Command line parameter | Usage |
---|---|
-s, --system-uri |
The canonical URI of the code system being indexed. For SNOMED CT this value will be http://snomed.info/sct |
-v, --version |
The appropriate FHIR code system version, in the form http://snomed.info/sct/{module_id}/version/{version} , where:{module_id} is the edition module for the SNOMED CT edition being indexed {version} in the form YYYYMMDD, matching the version encoded in the RF2 files This is particularly important for SNOMED CT releases, as it also dictates how the content of the release files passed in are interpreted. |
-k, --rf2-kind |
The format of the files to be processed – either “Full” or “Snapshot”. Due to a slight optimisation, the “Snapshot” format is preferred if available. Multiple formats can be present in the supplied zip file, the specified format will be used and the others ignored. |
-f, --sourceUrls |
The input file locations in the form of a URL. The process will support http://, https://, or file:// protocols.This parameter can be repeated for multiple file locations. |
-synd, --synd-url |
The URL of the syndication server for index uploading* |
-feed, --feed-name |
The name of the feed to upload the index to* |
-t or --entry-title |
The title the new feed entry should have* |
-file, --entry-file-name |
The filename of the resultant feed entry. When not specified the process generates a sensible filename from the other metadata. |
-perms, --entry-permissions |
FHIR security labels to apply to the feed entry. Repeated parameters can be used if multiple security labels are required. If not specified no security labels will be added. |
-o, –output | The full file path within the container where the indexer should copy the result to upon successful completion. This location can be mounted to a location on the Docker host filesystem where the file can be retrieved from after execution.** |
**This parameter is intended for systems that are not using Atomio
In order to get terminology release files to index and/or POST the resultant index zip file to the syndication server, the indexer may need to authenticate to one or more sources. The same method is used by this process as is used to specify credentials for various hosts used by Ontoserver. These parameters are documented at Configuration properties in alphabetical order.
Importing an index
Ontoserver can only import indexes from configured syndication feeds. Atomio provides the simplest solution as it provides an API for index uploading, which Ontoserver integrates to in indexing mode, as well as a syndication feed that Ontoserver instances can use to import the index.

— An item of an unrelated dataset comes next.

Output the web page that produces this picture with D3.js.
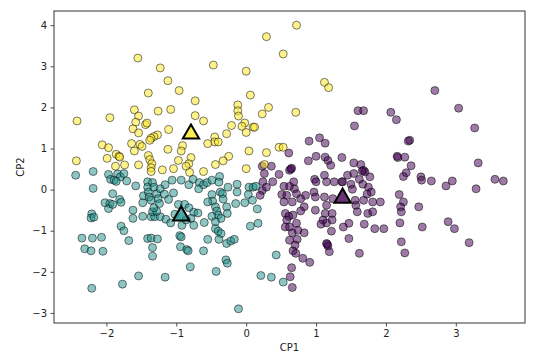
<!DOCTYPE html>
<html lang="en">
<head>
<meta charset="utf-8">
<title>CP1 vs CP2 clusters</title>
<script src="https://d3js.org/d3.v7.min.js"></script>
<style>
  body { margin: 0; background: #fff; }
  svg { display: block; font-family: "DejaVu Sans", sans-serif; }
</style>
</head>
<body>
<svg id="chart" width="541" height="359"></svg>
<script>
// cluster labels, viridis colours for 3 classes
var clusters = [0, 1, 2]
var clusterColors = ["#440154", "#21918c", "#fde725"]

// cluster 0 (purple), [CP1, CP2]
var purplePts = [
  [0.23,0.57],[0.36,0.57],[0.61,0.89],[0.65,0.52],[0.62,0.47],[0.26,0.39],[0.38,0.19],[0.47,0.37],
  [0.24,0.19],[0.23,-0.02],[0.20,-0.14],[0.29,0.06],[0.54,0.08],[0.62,0.08],[0.68,0.19],[0.69,0.02],
  [0.51,-0.12],[0.58,-0.14],[0.72,-0.10],[0.78,-0.22],[0.54,-0.30],[0.66,-0.30],[0.56,-0.58],[0.61,-0.65],
  [0.67,-0.62],[0.83,-0.42],[0.78,-0.52],[0.58,-0.74],[0.56,-0.91],[0.62,-0.91],[0.72,-0.82],[0.66,-1.05],
  [0.74,-0.99],[0.83,-1.05],[0.62,-1.23],[0.73,-1.21],[0.70,-1.35],[0.67,-1.49],[0.71,-1.55],[0.81,-1.67],
  [0.91,-1.77],[0.65,-1.90],[0.63,-2.12],[0.66,-2.38],[0.90,1.18],[1.05,1.26],[1.13,1.13],[0.89,0.70],
  [1.00,0.81],[1.13,0.79],[1.17,0.71],[1.21,0.59],[1.37,0.78],[0.98,0.25],[1.00,0.19],[1.12,0.35],
  [1.15,0.19],[1.26,0.19],[1.37,0.19],[1.45,0.35],[1.54,0.65],[1.64,0.61],[1.68,0.47],[1.70,0.43],
  [1.54,0.39],[1.62,0.25],[1.77,0.31],[1.50,0.13],[1.52,0.01],[1.67,0.13],[1.75,0.06],[1.79,-0.06],
  [1.73,-0.11],[1.56,-0.26],[1.68,-0.26],[1.81,-0.30],[1.92,-0.30],[1.57,-0.38],[1.59,-0.54],[1.74,-0.58],
  [1.81,-0.54],[1.47,-0.82],[1.69,-0.84],[1.84,-0.95],[1.97,-0.95],[1.39,-0.91],[1.47,-1.19],[1.62,-1.55],
  [0.97,-0.06],[0.99,-0.18],[1.12,-0.18],[1.24,-0.22],[0.99,-0.50],[1.15,-0.38],[1.13,-0.58],[1.23,-0.58],
  [1.10,-0.74],[1.07,-0.84],[1.15,-0.81],[1.23,-0.74],[1.22,-1.01],[1.15,-1.31],[1.17,-1.37],[1.19,-1.51],
  [2.07,1.88],[2.15,1.70],[1.60,1.92],[1.68,1.92],[1.55,1.55],[2.70,2.41],[3.04,1.98],[3.27,1.50],
  [2.34,1.20],[2.32,1.18],[2.16,0.81],[2.27,0.79],[2.17,0.78],[2.36,0.58],[2.29,0.41],[2.25,0.32],
  [2.50,0.31],[2.51,0.23],[2.65,0.21],[2.86,0.09],[2.95,0.21],[3.32,0.65],[3.56,0.25],[3.68,0.21],
  [3.29,0.02],[2.19,-0.12],[2.25,-0.30],[2.21,-0.42],[2.22,-0.54],[2.20,-0.81],[2.47,-0.42],[2.52,-0.91],
  [2.89,-0.78],[2.98,-0.95],[2.22,-1.27],[2.27,-1.54],[3.19,-1.29],[0.85,-0.14],[1.66,0.45],[1.16,-1.33],
  [0.64,0.50],[1.38,0.19]
]

// cluster 1 (teal)
var tealPts = [
  [-2.44,0.35],[-2.19,0.44],[-2.19,0.03],[-1.97,0.37],[-1.94,0.25],[-1.91,-0.10],[-2.02,-0.32],[-1.95,-0.34],
  [-1.97,-0.46],[-1.91,-0.36],[-1.81,-0.24],[-1.79,-0.31],[-1.84,0.38],[-1.80,0.31],[-1.75,0.39],[-1.89,0.23],
  [-1.86,0.20],[-1.71,0.21],[-1.58,0.09],[-1.62,-0.50],[-1.62,-0.70],[-2.21,-0.59],[-2.22,-0.69],[-2.18,-0.67],
  [-2.35,-1.18],[-2.20,-1.18],[-2.07,-1.16],[-2.31,-1.44],[-2.22,-1.49],[-2.05,-1.50],[-1.79,-0.89],[-1.75,-1.00],
  [-1.68,-1.24],[-2.21,-2.40],[-1.77,-2.30],[-1.54,-2.10],[-1.16,-2.13],[-1.48,-0.32],[-1.47,-0.15],[-1.41,0.19],
  [-1.41,0.06],[-1.40,-0.06],[-1.39,-0.18],[-1.36,-0.26],[-1.34,0.17],[-1.32,0.06],[-1.28,-0.10],[-1.26,-0.22],
  [-1.23,0.02],[-1.16,0.12],[-1.06,0.23],[-0.93,0.23],[-1.17,-0.11],[-1.11,-0.24],[-1.04,-0.08],[-1.48,-0.65],
  [-1.36,-0.66],[-1.31,-0.66],[-1.23,-0.66],[-1.15,-0.72],[-1.08,-0.81],[-1.34,-0.54],[-1.28,-0.53],[-1.32,-0.44],
  [-1.24,-0.34],[-1.41,-1.19],[-1.36,-1.18],[-1.27,-1.20],[-1.34,-1.62],[-1.34,-1.41],[-0.97,-0.36],[-0.88,-0.36],
  [-0.92,-0.87],[-0.95,-1.12],[-0.93,-1.15],[-0.94,-1.39],[-0.85,-1.46],[-0.83,-1.49],[-0.80,-1.88],[-0.82,-0.44],
  [-0.75,-0.55],[-0.69,-0.57],[-0.79,-0.70],[-0.75,-0.87],[-0.61,-1.49],[-0.55,-1.21],[-0.43,-1.99],[-0.82,0.12],
  [-0.76,0.25],[-0.67,0.17],[-0.68,0.02],[-0.61,0.12],[-0.56,0.17],[-0.49,0.23],[-0.38,0.32],[-0.39,0.18],
  [-0.37,-0.06],[-0.34,-0.10],[-0.33,-0.23],[-0.49,-0.12],[-0.48,-0.28],[-0.44,-0.42],[-0.42,-0.52],[-0.40,-0.62],
  [-0.36,-0.70],[-0.49,-0.65],[-0.44,-0.78],[-0.44,-0.95],[-0.40,-1.01],[-0.36,-1.07],[-0.28,-0.42],[-0.27,-0.58],
  [-0.39,-1.21],[-0.28,-1.31],[-0.22,-1.25],[-0.17,-1.21],[-0.29,-1.71],[-0.27,-1.79],[-0.13,0.13],[-0.26,0.06],
  [-0.13,-0.06],[-0.15,-0.34],[-0.02,-0.32],[0.04,0.06],[0.10,0.06],[0.14,0.08],[0.03,-0.12],[0.09,-0.26],
  [0.16,-0.47],[0.06,-0.89],[0.17,-0.82],[0.21,-2.09],[0.36,-2.13],[0.43,-1.59],[0.53,-2.25],[-0.11,-2.90],
  [-1.02,-0.60],[-0.86,-0.74],[-0.55,-0.30],[-0.60,-0.80]
]

// cluster 2 (yellow)
var yellowPts = [
  [0.72,4.00],[0.29,3.72],[0.53,3.30],[-1.55,3.20],[-1.23,2.96],[-0.47,3.03],[0.00,2.88],[-1.12,2.65],
  [1.12,2.61],[1.18,2.48],[-0.96,2.41],[-1.40,2.35],[-0.73,2.16],[0.06,2.30],[-0.12,2.06],[-0.12,1.92],
  [-0.11,1.79],[0.32,2.00],[0.23,1.84],[0.71,1.88],[-1.60,1.94],[-1.26,1.91],[-1.08,1.95],[-1.95,1.75],
  [-2.42,1.67],[-1.54,1.79],[-1.58,1.64],[-0.73,1.80],[-0.61,1.67],[-0.21,1.56],[-0.02,1.62],[-0.06,1.54],
  [0.10,1.52],[0.12,1.52],[0.00,1.39],[-1.11,1.46],[-1.62,1.48],[-1.54,1.38],[-1.44,1.58],[-1.42,1.62],
  [-0.28,1.36],[-0.45,1.28],[-0.45,1.16],[-0.55,1.12],[-0.40,1.16],[-1.27,1.33],[-1.32,1.29],[-1.36,1.25],
  [-1.38,1.20],[-0.91,1.07],[-0.93,0.94],[-1.12,0.98],[-2.06,1.09],[-1.97,1.02],[-1.60,0.94],[-1.64,1.12],
  [-1.52,1.10],[-1.49,1.05],[-0.79,0.78],[-0.82,0.63],[-2.43,0.70],[-1.99,0.76],[-1.86,0.86],[-1.82,0.81],
  [-1.81,0.79],[-1.40,0.83],[-1.38,0.73],[-1.35,0.63],[-1.36,0.53],[-1.36,0.44],[-1.74,0.60],[-1.87,0.57],
  [-1.54,0.60],[-1.20,0.48],[-0.97,0.71],[-0.86,0.57],[-0.81,0.42],[-1.04,0.51],[-0.25,0.81],[-0.33,0.70],
  [-0.44,0.61],[-0.61,0.44],[0.04,0.94],[0.00,0.51],[0.29,0.90],[0.26,0.61],[0.47,1.03],[0.53,1.03]
]

// centroids [CP1, CP2] per cluster
var centroids = [[1.38, -0.18], [-0.93, -0.61], [-0.79, 1.38]]

var xTicks = [-2, -1, 0, 1, 2, 3]
var yTicks = [-3, -2, -1, 0, 1, 2, 3, 4]

var margin = {top: 11, right: 16, bottom: 36, left: 54}
var W = 541, H = 359
var innerW = W - margin.left - margin.right
var innerH = H - margin.top - margin.bottom

var svg = d3.select("#chart")
var g = svg.append("g").attr("transform", "translate(" + margin.left + "," + margin.top + ")")

var x = d3.scaleLinear().domain([-2.75, 3.99]).range([0, innerW])
var y = d3.scaleLinear().domain([-3.245, 4.345]).range([innerH, 0])

var points = []
;[purplePts, tealPts, yellowPts].forEach(function(arr, c) {
  arr.forEach(function(p) { points.push({x: p[0], y: p[1], c: clusters[c]}) })
})

g.append("g")
  .selectAll("circle")
  .data(points)
  .join("circle")
    .attr("cx", d => x(d.x))
    .attr("cy", d => y(d.y))
    .attr("r", 4)
    .attr("fill", d => clusterColors[d.c])
    .attr("fill-opacity", 0.52)
    .attr("stroke", "#000")
    .attr("stroke-opacity", 0.5)
    .attr("stroke-width", 1)

// centroids as triangles
var tri = d3.symbol().type(d3.symbolTriangle).size(115)
g.append("g")
  .selectAll("path")
  .data(centroids)
  .join("path")
    .attr("d", tri)
    .attr("transform", d => "translate(" + x(d[0]) + "," + (y(d[1]) + 1) + ")")
    .attr("fill", (d, i) => clusterColors[i])
    .attr("fill-opacity", 0.8)
    .attr("stroke", "#000")
    .attr("stroke-width", 2)

// axes
var xAxis = g.append("g")
  .attr("transform", "translate(0," + innerH + ")")
  .call(d3.axisBottom(x).tickValues(xTicks).tickSize(3.5).tickPadding(3.5).tickFormat(d => d < 0 ? "\u2212" + Math.abs(d) : d))
var yAxis = g.append("g")
  .call(d3.axisLeft(y).tickValues(yTicks).tickSize(3.5).tickPadding(3.5).tickFormat(d => d < 0 ? "\u2212" + Math.abs(d) : d))

;[xAxis, yAxis].forEach(function(a) {
  a.select(".domain").remove()
  a.selectAll("line").attr("stroke", "#222").attr("stroke-width", 0.8)
  a.selectAll("text").attr("font-size", 10).attr("fill", "#222").attr("font-family", "DejaVu Sans, sans-serif")
})

// frame
g.append("rect")
  .attr("width", innerW)
  .attr("height", innerH)
  .attr("fill", "none")
  .attr("stroke", "#333")
  .attr("stroke-width", 1)

svg.append("text")
  .attr("x", margin.left + innerW / 2)
  .attr("y", 351)
  .attr("text-anchor", "middle")
  .attr("font-size", 10)
  .attr("fill", "#222")
  .text("CP1")

svg.append("text")
  .attr("transform", "translate(24," + (margin.top + innerH / 2) + ") rotate(-90)")
  .attr("text-anchor", "middle")
  .attr("font-size", 10)
  .attr("fill", "#222")
  .text("CP2")
</script>
</body>
</html>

Alternatively, a simple webserver can host a hand-crafted Atom feed file referencing the index. More information can be found at https://ontoserver.csiro.au/docs/6/syndication.html.
Once in a feed the index can be imported into Ontoserver using the process described in Import content from syndication sources.
Removing an index
It may be necessary to remove an index from an Ontoserver instance for a number of reasons. For example, the instance may have a large number of historical versions of SNOMED CT editions on it, and to reduce its storage requirements, old unnecessary indexes may be removed. It is also possible that an installed index was built from a version of SNOMED CT or LOINC that has been recalled and needs to be removed to prevent its use.
This operation can only currently be performed using Ontoserver’s administration API, and a bearer token with administration authority will first need to be retrieved from Ontoserver’s authorization server if one is in use. The sample role Authoring server administrator in the default realm configuration grants appropriate permissions. This can be granted to a user or a set of client credentials through the authorisation administration console. The delete code system API is documented on ontoserver.csiro.au and is a simple REST call specifying the URL and version of the code system index to remove.